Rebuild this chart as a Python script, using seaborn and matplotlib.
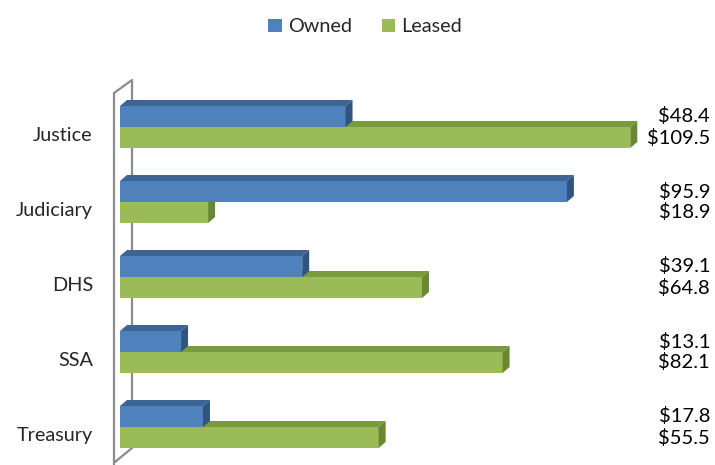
import matplotlib
matplotlib.use("Agg")
import matplotlib.pyplot as plt
import seaborn as sns
import pandas as pd
from matplotlib.patches import Polygon
from matplotlib.lines import Line2D
import matplotlib.transforms as mtransforms

agencies = ["Justice", "Judiciary", "DHS", "SSA", "Treasury"]
owned = [48.4, 95.9, 39.1, 13.1, 17.8]
leased = [109.5, 18.9, 64.8, 82.1, 55.5]
series = ["Owned", "Leased"]

front = ["#4f81bd", "#9bbb59"]
top_c = ["#3d6494", "#7a9a3e"]
side_c = ["#30537f", "#6a8734"]

sns.set_theme(style="white")
plt.rcParams["font.family"] = ["Lato", "DejaVu Sans"]

df = pd.DataFrame({
    "Agency": agencies * 2,
    "Value": owned + leased,
    "Type": [series[0]] * len(agencies) + [series[1]] * len(agencies),
})

W, H = 715, 465
fig = plt.figure(figsize=(W / 100, H / 100), dpi=100)
fig.patch.set_facecolor("white")
ax = fig.add_axes([120 / W, 0, 590 / W, 405 / H])
ax.set_facecolor("none")

sns.barplot(data=df, y="Agency", x="Value", hue="Type", orient="h",
            palette=front, width=0.56, ax=ax, legend=True, linewidth=0,
            saturation=1)

xmax = 590 / 4.66
ax.set_xlim(0, xmax)
y_top = (60 - 127) / 75.0
y_bot = (465 - 127) / 75.0
ax.set_ylim(y_bot, y_top)

for s in ax.spines.values():
    s.set_visible(False)
ax.set_xticks([])
ax.set_xlabel("")
ax.set_ylabel("")
ax.tick_params(axis="y", length=0, pad=19.5, labelsize=14.3)
offset = mtransforms.ScaledTranslation(0, -7 / 100, fig.dpi_scale_trans)
for lab in ax.get_yticklabels():
    lab.set_transform(lab.get_transform() + offset)

# pixel -> data scale
p0 = ax.transData.transform((0, 0))
p1 = ax.transData.transform((1, 1))
sx = p1[0] - p0[0]
sy = p1[1] - p0[1]
dx = 7 / sx
dy = 6 / sy  # upward on screen

for i, cont in enumerate(ax.containers):
    z = 3 if i == 0 else 2
    for bar in cont:
        bar.set_zorder(z)
        x0 = bar.get_x()
        x1 = x0 + bar.get_width()
        ya = bar.get_y()
        yb = ya + bar.get_height()
        ytop_d = min(ya, yb)
        ybot_d = max(ya, yb)
        topface = Polygon([(x0, ytop_d), (x1, ytop_d), (x1 + dx, ytop_d + dy), (x0 + dx, ytop_d + dy)],
                          closed=True, facecolor=top_c[i], edgecolor="none", zorder=z)
        sideface = Polygon([(x1, ytop_d), (x1, ybot_d), (x1 + dx, ybot_d + dy), (x1 + dx, ytop_d + dy)],
                           closed=True, facecolor=side_c[i], edgecolor="none", zorder=z)
        ax.add_patch(topface)
        ax.add_patch(sideface)

# value labels
blend = mtransforms.blended_transform_factory(ax.transAxes, ax.transData)
for i, cont in enumerate(ax.containers):
    vals = owned if i == 0 else leased
    for bar, v in zip(cont, vals):
        yc = bar.get_y() + bar.get_height() / 2
        ax.text(1.0, yc, f"${v:.1f}", transform=blend, ha="right", va="center",
                fontsize=14.5, color="black", zorder=5)

# 3D wall lines
def fx(x):
    return x / W

def fy(y):
    return 1 - y / H

wall_pts = [(114, 465), (114, 93), (132, 80), (132, 448), (115, 462)]
ln = Line2D([fx(p[0]) for p in wall_pts], [fy(p[1]) for p in wall_pts],
            transform=fig.transFigure, color="#8c8c8c", lw=1.6,
            clip_on=False, zorder=0.5)
ax.add_line(ln)

handles, labels = ax.get_legend_handles_labels()
ax.get_legend().remove()
fig.legend(handles, labels, loc="center", bbox_to_anchor=(365 / W, fy(27)),
           ncol=2, frameon=False, fontsize=14.3, handlelength=0.7,
           handleheight=0.7, handletextpad=0.3, columnspacing=1.5)

fig.savefig("out.png", dpi=100)
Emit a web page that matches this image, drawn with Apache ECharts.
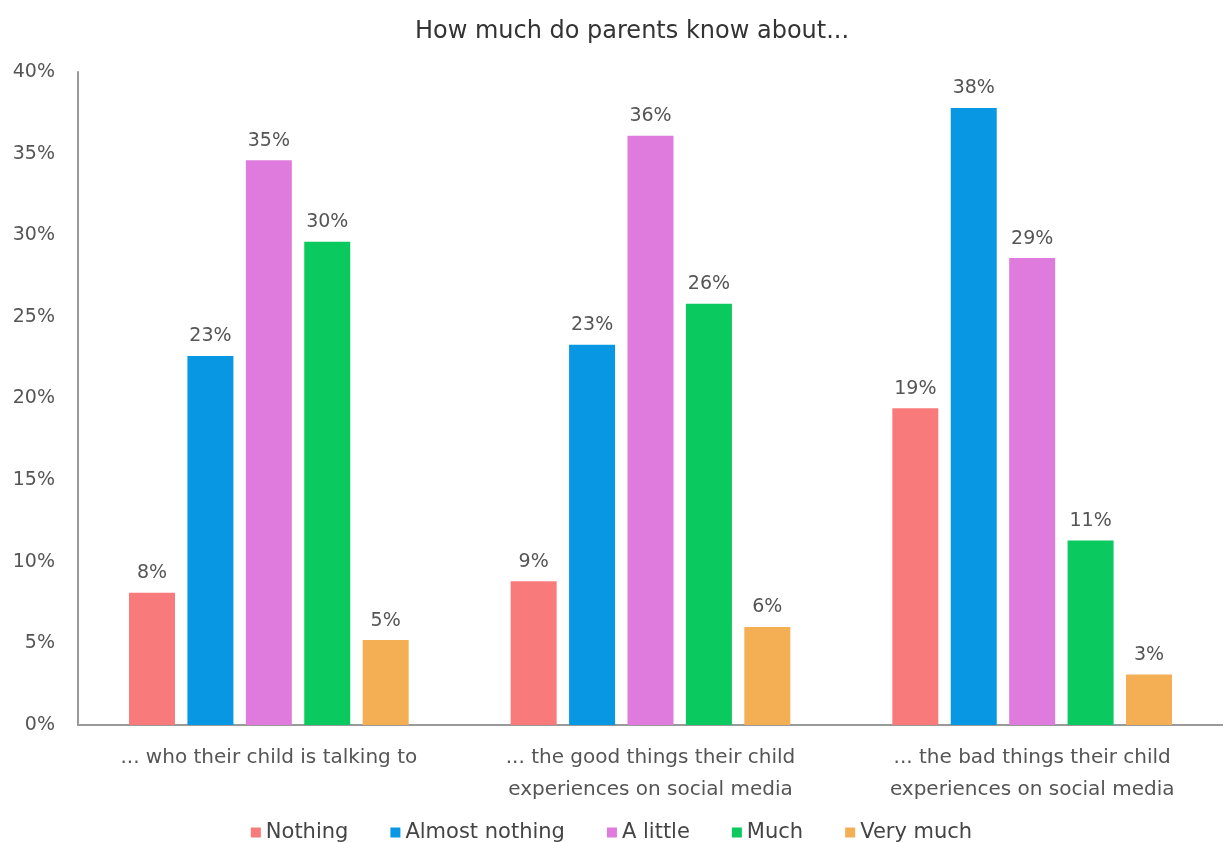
<!DOCTYPE html>
<html>
<head>
<meta charset="utf-8">
<title>How much do parents know about...</title>
<script src="https://cdn.jsdelivr.net/npm/echarts@6/dist/echarts.min.js"></script>
<style>
  html, body { margin: 0; padding: 0; background: #fff; }
  #chart { width: 1223px; height: 843px; }
</style>
</head>
<body>
<div id="chart"></div>
<script>
// Survey topics (x categories)
const categories = [
  '... who their child is talking to',
  '... the good things their child\nexperiences on social media',
  '... the bad things their child\nexperiences on social media'
];

// Answer levels, in legend order
const levels = ['Nothing', 'Almost nothing', 'A little', 'Much', 'Very much'];

// Share of respondents (%) per answer level, one value per topic
const nothing       = [8.1, 8.8, 19.4];
const almostNothing = [22.6, 23.3, 37.8];
const aLittle       = [34.6, 36.1, 28.6];
const much          = [29.6, 25.8, 11.3];
const veryMuch      = [5.2, 6.0, 3.1];

// Y axis ticks
const yTicks = [0, 5, 10, 15, 20, 25, 30, 35, 40];

const seriesValues = [nothing, almostNothing, aLittle, much, veryMuch];
const palette = ['#F87A7B', '#0797E3', '#E07BDE', '#0ACA5F', '#F4AE54'];

const FONT = 'DejaVu Sans';
const TEXT = '#555';

const chart = echarts.init(document.getElementById('chart'), null, { renderer: 'canvas' });

chart.setOption({
  animation: false,
  backgroundColor: '#fff',
  textStyle: { fontFamily: FONT },
  title: {
    text: 'How much do parents know about...',
    left: 627,
    textAlign: 'center',
    top: 15,
    textStyle: { fontFamily: FONT, fontSize: 24, fontWeight: 'normal', color: '#333' }
  },
  legend: {
    data: levels,
    top: 817,
    left: 'center',
    icon: 'rect',
    itemWidth: 10,
    itemHeight: 10,
    itemGap: 42,
    textStyle: { fontFamily: FONT, fontSize: 21, color: '#444' }
  },
  grid: { left: 78, right: 0, top: 72, bottom: 118 },
  xAxis: {
    type: 'category',
    data: categories,
    axisLine: { lineStyle: { color: '#999', width: 2 } },
    axisTick: { show: false },
    axisLabel: {
      fontFamily: FONT, fontSize: 20, color: TEXT, lineHeight: 32, margin: 17, interval: 0
    }
  },
  yAxis: {
    type: 'value',
    min: yTicks[0],
    max: yTicks[yTicks.length - 1],
    interval: yTicks[1] - yTicks[0],
    axisLine: { show: true, lineStyle: { color: '#999', width: 2 } },
    axisTick: { show: false },
    splitLine: { show: false },
    axisLabel: {
      fontFamily: FONT, fontSize: 19, color: TEXT, margin: 23,
      formatter: v => v + '%'
    }
  },
  series: levels.map((name, i) => ({
    name,
    type: 'bar',
    data: seriesValues[i],
    barWidth: 46,
    barGap: '27%',
    itemStyle: { color: palette[i] },
    label: {
      show: true,
      position: 'top',
      distance: 10,
      fontFamily: FONT,
      fontSize: 19,
      color: TEXT,
      formatter: p => Math.round(p.value) + '%'
    }
  }))
});
</script>
</body>
</html>
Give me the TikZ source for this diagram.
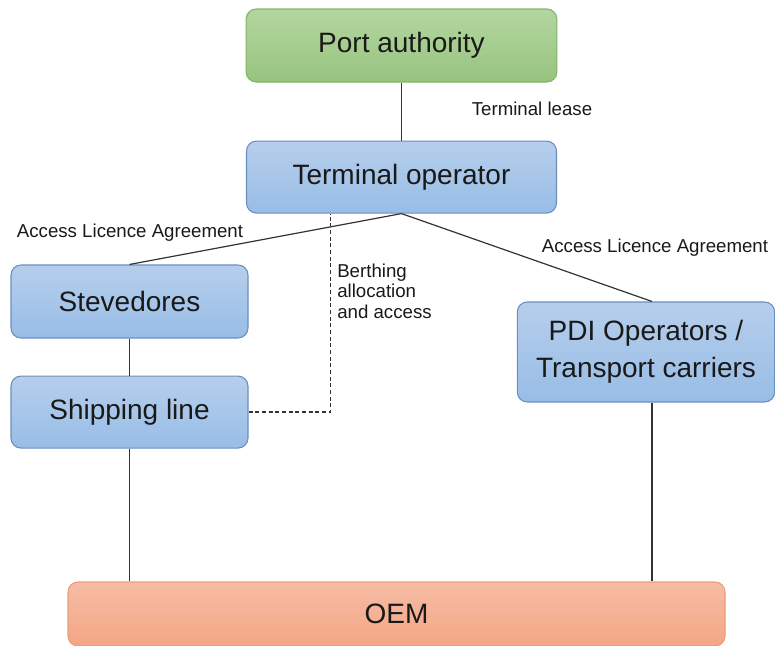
\documentclass[tikz,border=0pt]{standalone}
\usepackage{fontspec}
\setmainfont{Liberation Sans}
\usetikzlibrary{positioning}
\definecolor{porttop}{RGB}{180,214,161}
\definecolor{portbot}{RGB}{151,196,126}
\definecolor{portline}{RGB}{130,179,102}
\definecolor{optop}{RGB}{182,206,236}
\definecolor{opbot}{RGB}{152,189,230}
\definecolor{opline}{RGB}{108,142,191}
\definecolor{oemtop}{RGB}{246,188,165}
\definecolor{oembot}{RGB}{244,166,132}
\definecolor{oemline}{RGB}{232,158,120}
\definecolor{linkcol}{RGB}{51,51,51}

\begin{document}
\begin{tikzpicture}[
  x=0.75pt, y=-0.75pt,
  every node/.style={text=black!90},
  box/.style={draw, rounded corners=7.5pt, align=center, inner sep=0pt, line width=0.8pt,
    font=\fontsize{21}{28}\selectfont},
  portbox/.style={box, draw=portline, top color=porttop, bottom color=portbot},
  opbox/.style={box, draw=opline, top color=optop, bottom color=opbot},
  oembox/.style={box, draw=oemline, top color=oemtop, bottom color=oembot},
  lbl/.style={font=\fontsize{14}{17}\selectfont, align=left, inner sep=0pt},
  link/.style={draw=linkcol, line width=0.9pt},
  dlink/.style={link, dash pattern=on 3pt off 2pt}
]
\useasboundingbox (0,0) rectangle (775,646);

% ---------------- top ----------------
\node[portbox, minimum width=233pt, minimum height=54.75pt] (port) at (401.5,45.5) {Port authority};
\node[opbox, minimum width=232.5pt, minimum height=54pt, below=43.5pt of port] (term) {Terminal operator};

% ---------------- left column ----------------
\node[opbox, minimum width=177.75pt, minimum height=54.75pt] (stev) at (129.5,301.5) {Stevedores};
\node[opbox, minimum width=177.75pt, minimum height=54pt, below=27.75pt of stev] (ship) {Shipping line};

% ---------------- right column ----------------
\node[opbox, minimum width=193pt, minimum height=75pt] (pdi) at (646,352) {PDI Operators /\\Transport carriers};

% ---------------- bottom ----------------
\node[oembox, minimum width=492.75pt, minimum height=48pt] (oem) at (396.5,614) {OEM};

% ---------------- labels ----------------
\node[lbl] (lease) at (532,109) {Terminal lease};
\node[lbl] (alaleft) at (130,233) {Access Licence Agreement};
\node[lbl] (alaright) at (655,248) {Access Licence Agreement};
\node[lbl, anchor=west, text depth=0pt] (berth) at (337,291) {Berthing\\[-1.5pt]allocation\\[-1.5pt]and access};

% ---------------- links ----------------
\draw[link] (port) -- (term);
\draw[link] (term.south) -- (stev.north);
\draw[link] (term.south) -- ([xshift=4.5pt]pdi.north);
\draw[link] (stev) -- (ship);
\draw[link] (ship.south) -- (ship.south |- oem.north);
\draw[link] ([xshift=4.5pt]pdi.south) -- ([xshift=4.5pt]pdi.south |- oem.north);
\draw[dlink] (ship.east) -| ([xshift=-53.25pt]term.south);

\end{tikzpicture}
\end{document}
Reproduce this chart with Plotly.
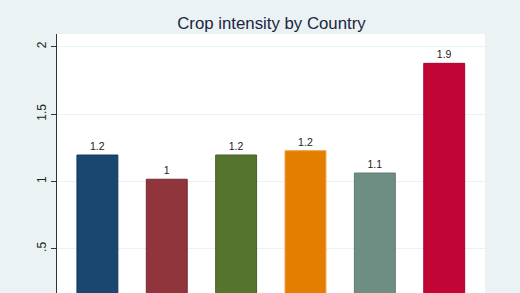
import plotly.graph_objects as go

countries = ["Country A", "Country B", "Country C", "Country D", "Country E", "Country F"]
crop_intensity = [1.196, 1.016, 1.196, 1.228, 1.062, 1.877]
value_labels = ["1.2", "1", "1.2", "1.2", "1.1", "1.9"]
bar_colors = ["#1a476f", "#90353b", "#55752f", "#e37e00", "#6e8e84", "#c10534"]
line_colors = ["#153a5a", "#7a2a30", "#466127", "#f0a040", "#5e7a71", "#a8042c"]
y_ticks = [0.5, 1, 1.5, 2]
y_tick_text = [".5", "1", "1.5", "2"]

fig = go.Figure()
fig.add_trace(go.Bar(
    x=countries,
    y=crop_intensity,
    text=value_labels,
    textposition="outside",
    textfont=dict(family="Liberation Sans, Arial", size=10.5, color="#222222"),
    marker=dict(color=bar_colors, line=dict(color=line_colors, width=1)),
    width=0.59,
    cliponaxis=False,
    hoverinfo="skip",
))

fig.update_layout(
    width=520, height=293,
    margin=dict(l=57, r=35, t=34, b=0),
    paper_bgcolor="#eaf2f3",
    plot_bgcolor="#ffffff",
    showlegend=False,
    title=dict(text="Crop intensity by Country", x=0.522, xanchor="center",
               y=1 - 23 / 293, yanchor="middle",
               font=dict(family="Liberation Sans, Arial", size=16.8, color="#1c2541")),
    xaxis=dict(range=[-0.5825, 5.588], showticklabels=False, showgrid=False,
               zeroline=False, showline=False, ticks=""),
    yaxis=dict(range=[0.171, 2.095], tickvals=y_ticks, ticktext=y_tick_text,
               tickangle=-90, ticks="outside", ticklen=5, tickcolor="#333333",
               showline=True, linecolor="#333333", linewidth=1,
               showgrid=True, gridcolor="#eaf2f3", gridwidth=1, zeroline=False,
               tickfont=dict(family="Liberation Sans, Arial", size=12, color="#222222")),
)

fig.write_html("out.html")
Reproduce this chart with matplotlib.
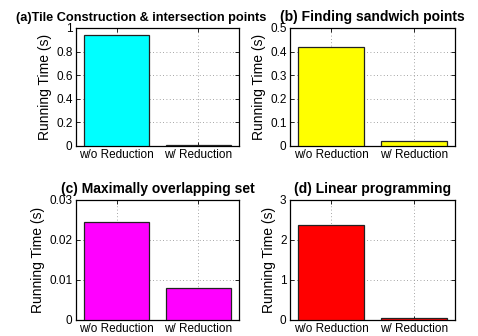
import matplotlib
matplotlib.use("Agg")
import matplotlib.pyplot as plt

plt.rcParams['font.family'] = ['Liberation Sans', 'DejaVu Sans']

categories = ["w/o Reduction", "w/ Reduction"]
titles = ["(a)Tile Construction & intersection points",
          "(b) Finding sandwich points",
          "(c) Maximally overlapping set",
          "(d) Linear programming"]
values_a = [0.94, 0.01]
values_b = [0.42, 0.02]
values_c = [0.0245, 0.008]
values_d = [2.37, 0.05]
colors = ["#00ffff", "#ffff00", "#ff00ff", "#ff0000"]
yticks_list = [[0, 0.2, 0.4, 0.6, 0.8, 1],
               [0, 0.1, 0.2, 0.3, 0.4, 0.5],
               [0, 0.01, 0.02, 0.03],
               [0, 1, 2, 3]]
ytick_labels = [["0", "0.2", "0.4", "0.6", "0.8", "1"],
                ["0", "0.1", "0.2", "0.3", "0.4", "0.5"],
                ["0", "0.01", "0.02", "0.03"],
                ["0", "1", "2", "3"]]
all_values = [values_a, values_b, values_c, values_d]

W, H = 478, 336
fig = plt.figure(figsize=(W / 100, H / 100), dpi=100)

# axes boxes in pixels: left, top, right, bottom
boxes = [(76, 28, 239, 146), (290, 28, 455, 146),
         (76, 200, 239, 320), (290, 200, 455, 320)]

for i, (box, vals, col, yt, ytl, title) in enumerate(
        zip(boxes, all_values, colors, yticks_list, ytick_labels, titles)):
    l, t, r, b = box
    ax = fig.add_axes([l / W, 1 - b / H, (r - l) / W, (b - t) / H])
    x = [1, 2]
    ax.bar(x, vals, width=0.8, color=col, edgecolor="#222222", linewidth=0.9, zorder=3)
    ax.set_xlim(0.5, 2.5)
    ax.set_ylim(yt[0], yt[-1])
    ax.set_xticks(x)
    ax.set_xticklabels(categories, fontsize=8.5)
    ax.set_yticks(yt)
    ax.set_yticklabels(ytl, fontsize=8.5)
    ax.tick_params(direction="in", length=3, width=0.6, top=True, right=True, pad=2.5)
    ax.grid(True, linestyle=(0, (1, 3)), color="#888888", linewidth=0.6, zorder=0)
    ax.set_axisbelow(True)
    for s in ax.spines.values():
        s.set_linewidth(0.9)
    ax.set_ylabel("Running Time (s)", fontsize=10, labelpad=3)
    if i == 0:
        ax.set_title(title, fontsize=9.2, fontweight="bold", loc="left",
                     x=(16 - l) / (r - l), pad=5)
    else:
        ax.set_title(title, fontsize=10, fontweight="bold", pad=5)

fig.savefig("out.png", dpi=100)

────────────────────────────────────────

Transcribe, from the records above, the first line and every line after it up to and including the line with "saturation=1)"; omit pictures.

Rebuild this chart as a Python script, using seaborn and matplotlib.
import matplotlib
matplotlib.use("Agg")
import matplotlib.pyplot as plt
import seaborn as sns
import pandas as pd
from matplotlib.patches import Polygon
from matplotlib.lines import Line2D
import matplotlib.transforms as mtransforms

agencies = ["Justice", "Judiciary", "DHS", "SSA", "Treasury"]
owned = [48.4, 95.9, 39.1, 13.1, 17.8]
leased = [109.5, 18.9, 64.8, 82.1, 55.5]
series = ["Owned", "Leased"]

front = ["#4f81bd", "#9bbb59"]
top_c = ["#3d6494", "#7a9a3e"]
side_c = ["#30537f", "#6a8734"]

sns.set_theme(style="white")
plt.rcParams["font.family"] = ["Lato", "DejaVu Sans"]

df = pd.DataFrame({
    "Agency": agencies * 2,
    "Value": owned + leased,
    "Type": [series[0]] * len(agencies) + [series[1]] * len(agencies),
})

W, H = 715, 465
fig = plt.figure(figsize=(W / 100, H / 100), dpi=100)
fig.patch.set_facecolor("white")
ax = fig.add_axes([120 / W, 0, 590 / W, 405 / H])
ax.set_facecolor("none")

sns.barplot(data=df, y="Agency", x="Value", hue="Type", orient="h",
            palette=front, width=0.56, ax=ax, legend=True, linewidth=0,
            saturation=1)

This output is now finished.